# Harbor Freight Mini-mill X2 Cnc Conversion, Not A Kit.



## chevytrucking (Jan 7, 2016)

Hey guys, I don't post much here, usually just read a lot, but here's part one of a new project I've just started.
A short intro and table disassembly. Skip right to the video or read my boring explanation of why I'm doing this below. I'll post new content as I complete it, but this is a spare time project, so don't get in a hurry.





Here's a little background on my interest in CNC. I went to college right out of high school to become a mechanical engineer, but after a couple years of school, I was extremely bored and restless. Got the brilliant idea to quit college and start a roofing business with a friend, which didn't end so well.

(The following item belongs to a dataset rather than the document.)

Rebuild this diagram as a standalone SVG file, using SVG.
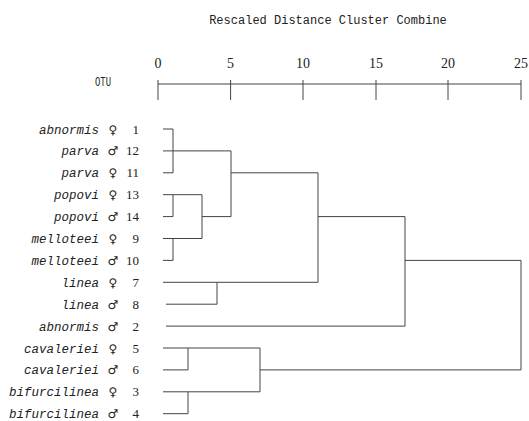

Joined the Marine Corps and worked avionics on F18 Hornets. After the military, started college for the second time, in the Electronics Tech program. I became aware of CNC milling in the early 90's while our college class took a tour of a local business that was converting old equipment into modern looking CNC machines bound for factory duty.

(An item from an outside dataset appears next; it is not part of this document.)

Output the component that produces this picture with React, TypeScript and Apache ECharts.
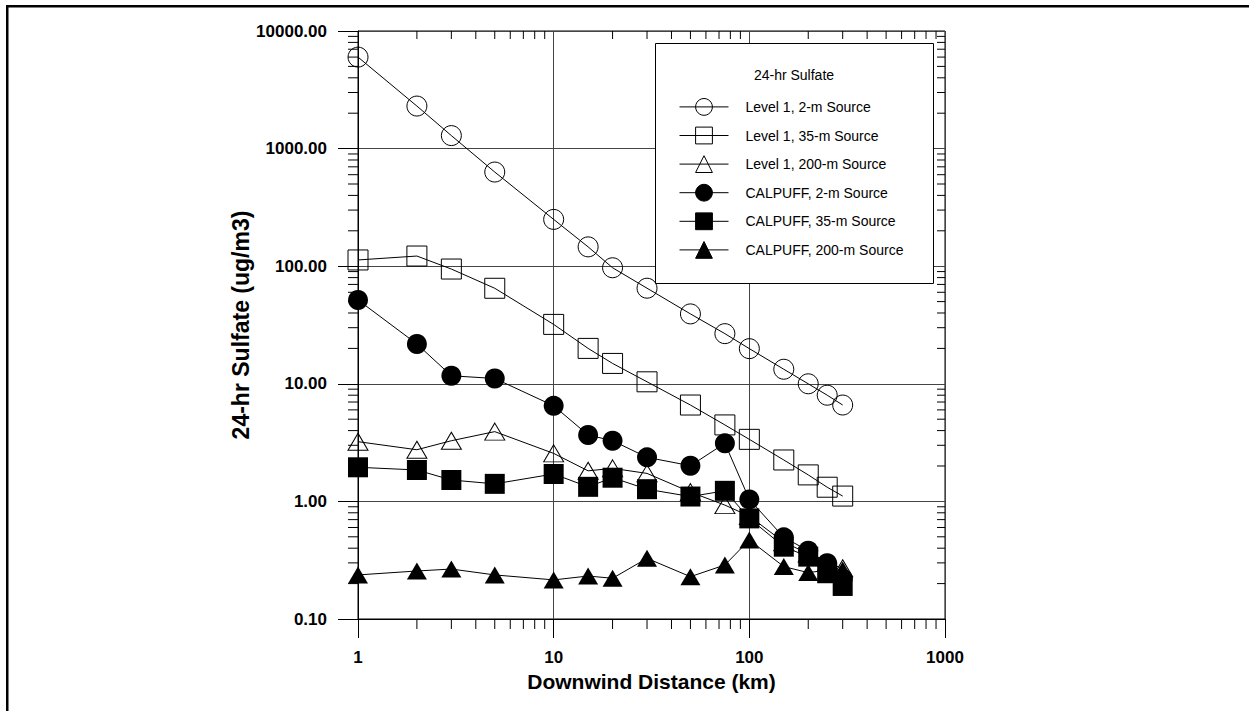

I was getting pretty good at computer programming and electronics so I built a couple stepper motor controllers and wrote some code to do basic x and y movements. I even made a cnc Etch-a-Sketch that worked pretty good! Made a crude cnc foam cutting machine for making foam cored R/C airplane parts too.

Then, along came marriage, kids, better job, more school, etc. All those cnc thoughts faded and technology advanced well past what I knew. A few years ago, I bought a Carvewright cnc wood router and it sort of renewed my interest in cnc for a while, but it is pretty limited as to what you can do with it. Everything is proprietary and every little option costs more and more money.

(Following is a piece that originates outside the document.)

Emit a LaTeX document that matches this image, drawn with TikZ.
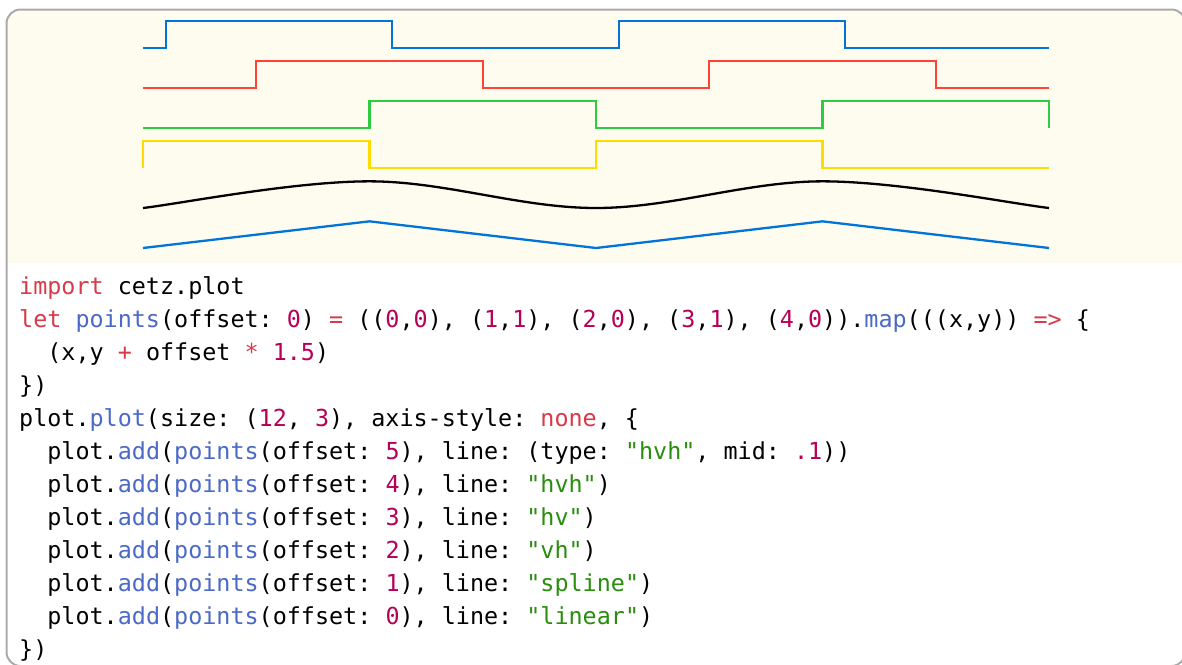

But lately, I've started a new hobby of knife making, all those cnc thoughts have been creeping back in. Someday, I like to get into some 3d machined pocket knife scales or even some 3d machined fixed blade scales. Pistol grips? I like working on old cars and hot rods, so I've got some ideas for that arena too.

Now, I just hope I can figure all this stuff out again!


----------



## chevytrucking (Jan 9, 2016)

Here's part 2 of the project. I'm making stop blocks or ball nut holders, if that doesn't make sense you're not alone. I've got a few comments from guys that say they're not sure what I'm talking about. It'll all make sense eventually.


----------



## chevytrucking (Jan 12, 2016)

Part 3. Machining ball screws. This was a little tough for me/my lathe. I don't think my little lathe is really stiff enough for this job, but, nonetheless, I got the Y screw finished. The X screw will just be a repeat, so I don't show it in the video. I'm sure you machinist out there will find a bunch of problems with my technique, but what do you expect from a YouTube machinist?


----------



## wrmiller (Jan 12, 2016)

Having just recently installed ball screws for the first time, I can say I know exactly what you're talking about when you say "ball nut holders". It was all gibberish when I first read the instructions though.


----------



## chevytrucking (Jan 13, 2016)

I'm learning a lot of new stuff with this project, terminology being one. A lot of my non-machinist, non-tech friends just giggle when I say "ball nut holders".


----------



## chevytrucking (Jan 15, 2016)

Part 4. Still working on the Y axis, this time its a bearing block for the ball screw. And, my first "screw" up, but not too bad. I hope you guys don't mind these shorter videos because it sure is a lot easier for me to keep up with and edit in smaller chunks. If I wait until I get several hours of video recorded and then try to condense it into 30 min. or less, its a ton of work and takes forever to upload. I think keeping them less than 10 minutes each and focusing on one part at a time is best for my sanity.


----------



## chevytrucking (Jan 28, 2016)

Part 5 of this project, making the y axis motor mounting plate.


----------



## chevytrucking (Feb 4, 2016)

Just wanted to mention, if you're interested in cnc machining do not underestimate learning 3d modeling software. I'm pretty good with 2d cad and learning 3d has been harder than I predicted. I'm using Fusion 360 and I do recommend it for several reasons. Drawing simple brackets and fixtures seem easy enough, but when I started trying to design a folder with it I hit a wall. Took me a long time to get to this, and it's still not done. I think converting a machine is a lot easier than learning the software!


----------



## chevytrucking (Apr 29, 2016)

Here's part 6 in this project.


----------